Tools Of The Trade
In our last installment of Tools of the Trade, we had just finished doing the inspection of the surface mount part of the PCB. Next in the process is the through hole components. Depending on the PCB, the order may change slightly, but generally it makes more sense to get all the SMT work done before moving to the through hole work.
Through hole used to be the standard, but as the need for size reduction and automation increased, SMT gained favor. However, there are still a lot of reasons to use through hole components, so they aren't going away entirely (at least not any time soon). One of the biggest advantages of THT is mechanical strength, which makes it better suited for connectors than SMT. If you’ve ever popped a microusb connector off a PCB by breathing on it heavily, you’ll understand. So, how do we most efficiently get through hole components on a PCB, and how do the big boys do it?
This is how most people start, and is still surprisingly common even in mass production. One of the tools involved is the helping hands, which can hold your PCB while you solder. These can get cumbersome quickly, though, so the next step up is dedicated PCB holding tools, which have rails and slotted rubber pieces that hold the edges of the PCB.
One problem with both of these, though, is that you generally have to put the component in on one side and solder it on the other side, so components have a tendency to fall out when you flip the PCB over. There are lots of ways around this, from bending the leads as you insert (or opposite corners on DIP packages), to soldering briefly on the top side to tack it on, then finishing on the other side.
Others have gone with more creative solutions, including the bed of nails approach, or foam that holds the parts in place while the PCB is flipped over and soldered by hand.

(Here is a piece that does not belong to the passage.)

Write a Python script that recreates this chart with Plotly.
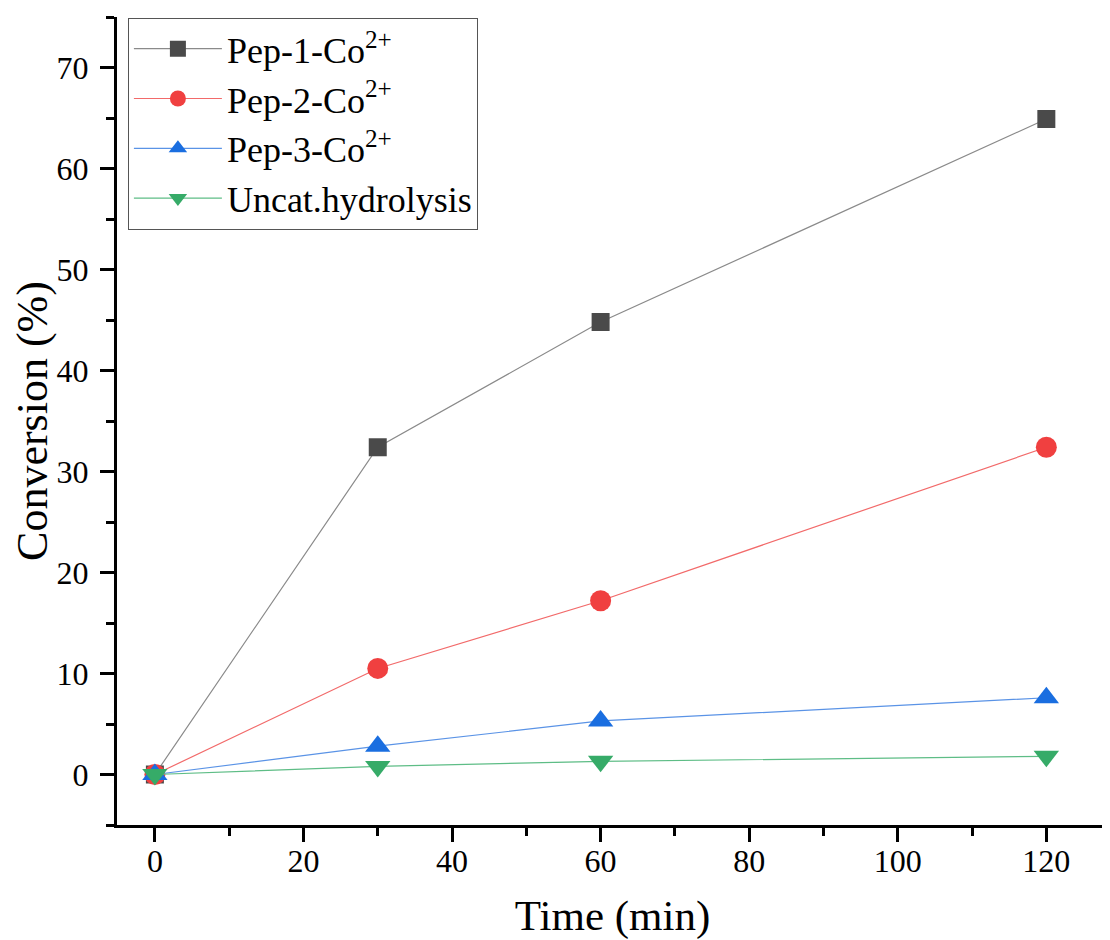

Sometimes you need to stand off a component from the board, and it has to be the same height off the board. In this case, one option is to use a standoff around one or multiple leads. Another is to design a jig that acts as the negative of the PCB. It is machined or 3D printed, and then the jig is placed over the PCB. When the pair is flipped over the components drop down to the correct height (or stay where they are), and can be soldered by hand.
Surprisingly, there are tools that automate the placement of through hole components. Or maybe not surprisingly, if you consider LED panels. These outdoor signs use through hole LEDs, and some quick math leads one to the conclusion that automatic placement of LEDs is a necessity.
Some LEDs come on strips of tape and a machine cuts the leads at the tape and places the LED where it needs to go. Lots of LEDs come in bags, though, and are placed in a hopper, which spins and spits out a line of LEDs, all oriented in the right direction. In either case, the LED makes it to a gantry which cuts the leads and places the LED in the holes. The same is done for resistors or other axial lead components.
Imagine a coffee-mug sized container with a heating element around it. Then put a bar of solder in it. No flux, just a block of solder. Heat it up until it melts, and you have a solder pot. This is good for dipping the edge of a PCB in (not all the way, just the bottom) to get the pins of a connector to solder. You need to coat the PCB with flux first, because there isn't any in the solder pot. This method is great for certain volumes and sizes, where you may only have one or two connectors that need to be attached to an otherwise completely SMT PCB, but if you want to do a bunch of connections on a larger PCB, you’ll need to use a wave soldering machine.
As a side note, solder pots are also great tools for recovering components from PCBs, since they can heat up the whole component quickly from the underside, making it easy to remove, clean, and with minimal danger of overheating the component.
We’ve covered dangerous homemade solder pots before, but you should probably just buy a used one if you want.
The wave soldering machine takes molten solder and pushes it up through a long channel with a pump so that there is a long thin fountain of solder coming up a few millimeters. Then the PCB is dragged along some sort of conveyor so that the fountain just touches the bottom of the flux coated PCB, and the wave instantly attaches to the through-hole pads and pins and makes the connection so beautifully. This is an easily automated process, provided the bottom is clear of components. If there are components on the bottom, they will need to be masked first.
A bastard child between the wave solderer and a solder pot is the dip solderer. You put your PCB on a metal frame, and the frame dips down onto a molten sheet of solder until just the bottom is touching the solder, and then it is raised up. It's a pretty simple mechanism that doesn't take up a lot of space, but the boards still need to be coated underneath with flux.
There's still a place for through hole, and even in mass production it's very common. While the world is moving towards surface mount, there are still perfectly legitimate reasons (connectors and high power applications especially) for using through hole. It's particularly easy to do by hand, and as production scales there are some tools that make it easier. We haven't seen a homemade wave soldering tool yet; solder pots are about the extent of DIY tools for mass production of through hole parts, but they’re perfectly capable of handling pretty large volumes.